The number of jobs in the U.S. fell by 36,000 last month, and the unemployment rate held steady at 9.7%, according to figures out this morning from the Bureau of Labor Statistics.
The jobs picture was almost certainly hurt by February's big snowstorms, which prevented some people from making it to work (for more on that, see this post from yesterday). The commissioner of the BLS said today the weather may have affected the jobs numbers, but added that "there are too many unknowns to say precisely how much the weather might have affected these measures."
In any case, the rate of job loss is slowing — in February of 2009, by comparison, the economy lost 726,000 jobs. And many analysts expect the economy to start adding jobs this year.
"We are almost there, the point where we are consistently adding jobs," Ken Mayland, president of ClearView Economics, told Bloomberg News. "The economy is making incremental but broad-based gains towards improvement."

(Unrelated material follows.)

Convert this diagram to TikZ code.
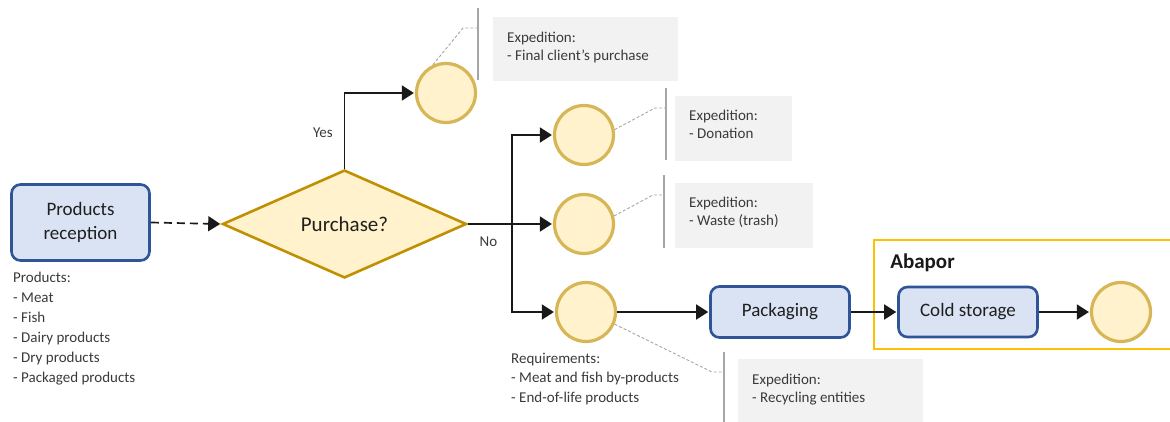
\documentclass[tikz,border=0pt]{standalone}
\usepackage{fontspec}
\setmainfont{Carlito}
\usetikzlibrary{arrows.meta,shapes.geometric}

\definecolor{taskfill}{HTML}{DAE3F3}
\definecolor{taskdraw}{HTML}{2F5597}
\definecolor{gatefill}{HTML}{FFF2CC}
\definecolor{gatedraw}{HTML}{BF9000}
\definecolor{eventdraw}{HTML}{D6B656}
\definecolor{notefill}{HTML}{F2F2F2}
\definecolor{notegray}{HTML}{A6A6A6}
\definecolor{notetext}{HTML}{3A3A3A}
\definecolor{mainText}{HTML}{1F1F1F}
\definecolor{poolframe}{HTML}{FFC000}

\begin{document}
\begin{tikzpicture}[x=1pt,y=-1pt,
  task/.style={draw=taskdraw, fill=taskfill, line width=2.6pt, rounded corners=9pt,
    inner sep=0pt, align=center, text=mainText,
    font=\fontsize{19}{24}\selectfont},
  gate/.style={diamond, draw=gatedraw, fill=gatefill, line width=2.6pt, inner sep=0pt,
    aspect=2.26, minimum width=244pt, minimum height=108pt, text=mainText,
    font=\fontsize{21}{24}\selectfont},
  event/.style={circle, draw=eventdraw, fill=gatefill, line width=3.2pt, inner sep=0pt,
    minimum size=59pt},
  flow/.style={draw=black!90, line width=1.7pt, shorten >=1pt,
    -{Triangle[length=12pt,width=15pt]}},
  notebox/.style={fill=notefill, draw=none, inner sep=0pt, anchor=north west},
  notetxt/.style={anchor=north west, inner sep=0pt, align=left, text=notetext,
    font=\fontsize{15}{18.3}\selectfont},
  listtxt/.style={anchor=north west, inner sep=0pt, align=left, text=notetext,
    font=\fontsize{15}{20}\selectfont},
  bracket/.style={draw=notegray, line width=1.3pt},
  callout/.style={draw=notegray, line width=0.9pt, dash pattern=on 3pt off 2pt},
  edgelabel/.style={text=notetext, font=\fontsize{15}{18}\selectfont, inner sep=0pt},
  pool/.style={draw=poolframe, line width=1.5pt, inner sep=0pt, anchor=north west}
]
\useasboundingbox (0,0) rectangle (1170,421);
\clip (0,0) rectangle (1170,421);

% ---- annotation boxes (background) ----
\node[notebox, minimum width=185pt, minimum height=64pt] (n1box) at (493,17) {};
\node[notebox, minimum width=117pt, minimum height=65pt] (n2box) at (675,96) {};
\node[notebox, minimum width=138pt, minimum height=65pt] (n3box) at (675,183) {};
\node[notebox, minimum width=185pt, minimum height=80pt] (n4box) at (738,359) {};

\node[notetxt] (n1) at (507,31.5) {Expedition:\\- Final client's purchase};
\node[notetxt] (n2) at (689,109.5) {Expedition:\\- Donation};
\node[notetxt] (n3) at (689,196.5) {Expedition:\\- Waste (trash)};
\node[notetxt] (n4) at (752,373.5) {Expedition:\\- Recycling entities};

% ---- pool frame ----
\node[pool, minimum width=310pt, minimum height=109pt] (abapor) at (873,239) {};
\node[font=\fontsize{21}{24}\selectfont\bfseries, text=black!90, inner sep=0pt] (abaporlabel) at (922.5,263) {Abapor};

% ---- flow objects ----
\node[task, minimum width=138pt, minimum height=76pt] (recv) at (80.5,222.5) {Products\\reception};
\node[gate] (buy) at (344.5,224) {Purchase?};
\node[event] (e1) at (446,93) {};
\node[event] (e2) at (584,135) {};
\node[event] (e3) at (584,224) {};
\node[event] (e4) at (586,312) {};
\node[task, minimum width=139pt, minimum height=51pt] (pack) at (780,312) {Packaging};
\node[task, minimum width=139pt, minimum height=50pt] (cold) at (968,312) {Cold storage};
\node[event] (e5) at (1121,312) {};

% ---- sequence flows ----
\draw[flow, dash pattern=on 8pt off 5pt] (recv.east) -- (buy.west);
\draw[flow] (buy.north) |- (e1.west);
\coordinate (fork) at (512,224);
\draw[flow] (buy.east) -- (e3.west);
\draw[flow] (fork) |- (e2.west);
\draw[flow] (fork) |- (e4.west);
\draw[flow] (e4.east) -- (pack.west);
\draw[flow] (pack.east) -- (cold.west);
\draw[flow] (cold.east) -- (e5.west);

\node[edgelabel] (yes) at (323,133) {Yes};
\node[edgelabel] (no) at (488.5,242) {No};

% ---- text annotations ----
\coordinate (b1t) at (478,8);   \coordinate (b1b) at (478,80);
\coordinate (b2t) at (666,88);  \coordinate (b2b) at (666,160);
\coordinate (b3t) at (664,175); \coordinate (b3b) at (664,248);
\coordinate (b4t) at (724,352); \coordinate (b4b) at (724,430);
\draw[bracket] (b1t) -- (b1b);
\draw[bracket] (b2t) -- (b2b);
\draw[bracket] (b3t) -- (b3b);
\draw[bracket] (b4t) -- (b4b);
\draw[callout] (e1.115) -- (463,28) -- (478,28);
\draw[callout] (e2.10) -- (655,108) -- (666,108);
\draw[callout] (e3.15) -- (653,195) -- (664,195);
\draw[callout] (e4.-23) -- (712,372) -- (724,372);

% ---- lists ----
\node[listtxt] (prodlist) at (13,271.5) {Products:\\- Meat\\- Fish\\- Dairy products\\- Dry products\\- Packaged products};
\node[listtxt, font=\fontsize{15}{19.7}\selectfont] (reqlist) at (511,352.5) {Requirements:\\- Meat and fish by-products\\- End-of-life products};
\end{tikzpicture}
\end{document}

There are about 131 million non-farm payroll jobs in the U.S., and more than 8 million jobs have been lost since the start of the recession.
A few other interesting details in today's numbers:
- The number of jobs in the construction industry fell, and the number of jobs in health care rose — both trends that have run throughout the recession.
- The number of people working part time who preferred full-time work was 8.8 million in February, up from January but down from the last months of 2009.
- Calculated Risk has an updated version of a graphic that shows just how bad job losses have been in this recession, compared with other recessions since World War II.